DATA SECTION start
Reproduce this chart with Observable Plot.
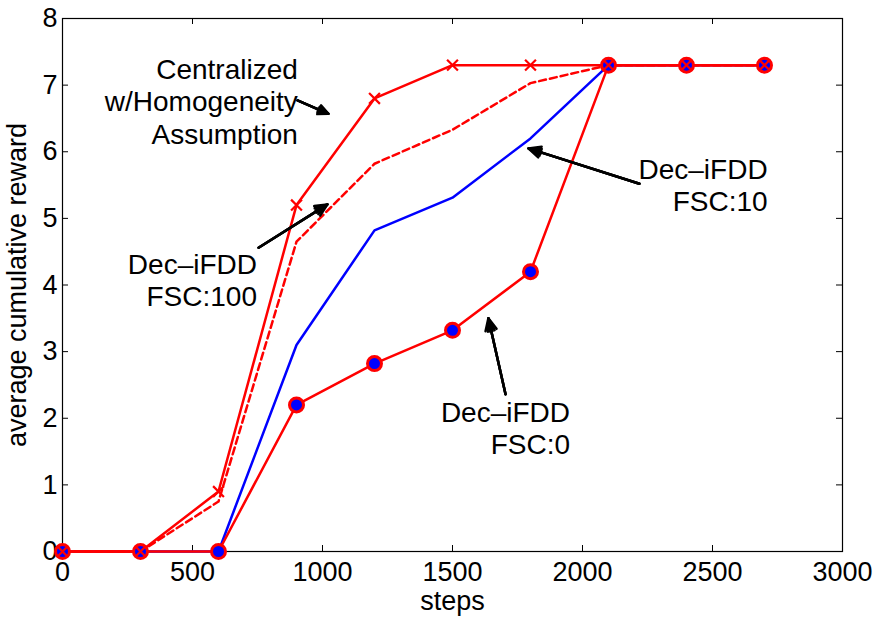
<!DOCTYPE html>
<html><head><meta charset="utf-8">
<script src="https://cdn.jsdelivr.net/npm/d3@7"></script>
<script src="https://cdn.jsdelivr.net/npm/@observablehq/plot@0.6"></script>
<style>body{margin:0;background:#fff}</style>
</head><body><div id="chart"></div>
<script>
const steps = [0, 300, 600, 900, 1200, 1500, 1800, 2100, 2400, 2700];
const centralized = [0, 0, 0.9, 5.2, 6.8, 7.3, 7.3, 7.3, 7.3, 7.3];
const fsc100 = [0, 0, 0.75, 4.65, 5.82, 6.33, 7.03, 7.3, 7.3, 7.3];
const fsc10 = [0, 0, 0, 3.1, 4.82, 5.31, 6.2, 7.3, 7.3, 7.3];
const fsc0 = [0, 0, 0, 2.2, 2.82, 3.32, 4.2, 7.3, 7.3, 7.3];
const xTicks = [0, 500, 1000, 1500, 2000, 2500, 3000];
const yTicks = [0, 1, 2, 3, 4, 5, 6, 7, 8];

// annotation labels (text anchor point, right-aligned) and arrows
const labelText = ["Centralized\nw/Homogeneity\nAssumption", "Dec\u2013iFDD\nFSC:100", "Dec\u2013iFDD\nFSC:10", "Dec\u2013iFDD\nFSC:0"];
const labelX = [905, 748, 2712, 1952];
const labelY = [6.76, 4.08, 5.5, 1.86];
const arrowX1 = [904, 754, 2219, 1704];
const arrowY1 = [6.77, 4.56, 5.52, 2.36];
const arrowX2 = [1023, 1019, 1792, 1638];
const arrowY2 = [6.57, 5.21, 6.05, 3.5];

const toRows = (ys) => steps.map((s, i) => ({x: s, y: ys[i]}));
const labels = labelText.map((t, i) => ({t, x: labelX[i], y: labelY[i]}));
const arrows = arrowX1.map((x1, i) => ({x1, y1: arrowY1[i], x2: arrowX2[i], y2: arrowY2[i]}));

const W = 878, H = 617, mL = 62, mR = 36, mT = 18, mB = 66;
const pw = W - mL - mR, ph = H - mT - mB;
const tick = 6;
const red = "#ff0000", blue = "#0000ff";
const font = "'Liberation Sans', Arial, Helvetica, sans-serif";

const arrowMarks = [50, 30, 12].map(a => Plot.arrow(arrows, {
  x1: "x1", y1: "y1", x2: "x2", y2: "y2", stroke: "black", strokeWidth: 2.5,
  headAngle: a, headLength: 8
}));

const chart = Plot.plot({
  width: W, height: H,
  marginLeft: mL, marginRight: mR, marginTop: mT, marginBottom: mB,
  style: {fontFamily: font, fontSize: "27px", background: "white", color: "black"},
  x: {domain: [0, 3000]},
  y: {domain: [0, 8]},
  marks: [
    Plot.axisX(xTicks, {tickSize: 0, tickPadding: 10, fontSize: 27, tickFormat: d => String(d), label: "steps", labelAnchor: "center", labelOffset: 58, labelArrow: "none"}),
    Plot.axisY(yTicks, {tickSize: 0, tickPadding: 5, fontSize: 27, tickFormat: d => String(d), label: "average cumulative reward", labelAnchor: "center", labelOffset: 56, labelArrow: "none"}),
    Plot.tickX(xTicks, {x: d => d, stroke: "black", strokeWidth: 1, insetTop: ph - tick}),
    Plot.tickX(xTicks, {x: d => d, stroke: "black", strokeWidth: 1, insetBottom: ph - tick}),
    Plot.tickY(yTicks, {y: d => d, stroke: "black", strokeWidth: 1, insetRight: pw - tick}),
    Plot.tickY(yTicks, {y: d => d, stroke: "black", strokeWidth: 1, insetLeft: pw - tick}),
    Plot.frame({stroke: "black", strokeWidth: 1.2}),
    Plot.line(toRows(fsc10), {x: "x", y: "y", stroke: blue, strokeWidth: 2.5}),
    Plot.line(toRows(fsc100), {x: "x", y: "y", stroke: red, strokeWidth: 2.5, strokeDasharray: "7,4"}),
    Plot.line(toRows(centralized), {x: "x", y: "y", stroke: red, strokeWidth: 2.5}),
    Plot.line(toRows(fsc0), {x: "x", y: "y", stroke: red, strokeWidth: 2.5}),
    Plot.dot(toRows(fsc0), {x: "x", y: "y", r: 7, fill: blue, stroke: red, strokeWidth: 3}),
    Plot.dot(toRows(centralized), {x: "x", y: "y", symbol: "times", r: 5, stroke: red, strokeWidth: 2.2}),
    ...arrowMarks,
    Plot.text(labels, {x: "x", y: "y", text: "t", textAnchor: "end", lineAnchor: "middle", lineHeight: 1.15, fontSize: 28, fill: "black"})
  ]
});
document.getElementById("chart").appendChild(chart);
</script>
</body></html>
DATA SECTION end
Your task is to restate word for word the lines from the top of the data to the line containing "const yTicks = [0, 1, 2, 3, 4, 5, 6, 7, 8];", both ends included, with every picture left out.

## ANSWER TO THIS TASK
Reproduce this chart with Observable Plot.
<!DOCTYPE html>
<html><head><meta charset="utf-8">
<script src="https://cdn.jsdelivr.net/npm/d3@7"></script>
<script src="https://cdn.jsdelivr.net/npm/@observablehq/plot@0.6"></script>
<style>body{margin:0;background:#fff}</style>
</head><body><div id="chart"></div>
<script>
const steps = [0, 300, 600, 900, 1200, 1500, 1800, 2100, 2400, 2700];
const centralized = [0, 0, 0.9, 5.2, 6.8, 7.3, 7.3, 7.3, 7.3, 7.3];
const fsc100 = [0, 0, 0.75, 4.65, 5.82, 6.33, 7.03, 7.3, 7.3, 7.3];
const fsc10 = [0, 0, 0, 3.1, 4.82, 5.31, 6.2, 7.3, 7.3, 7.3];
const fsc0 = [0, 0, 0, 2.2, 2.82, 3.32, 4.2, 7.3, 7.3, 7.3];
const xTicks = [0, 500, 1000, 1500, 2000, 2500, 3000];
const yTicks = [0, 1, 2, 3, 4, 5, 6, 7, 8];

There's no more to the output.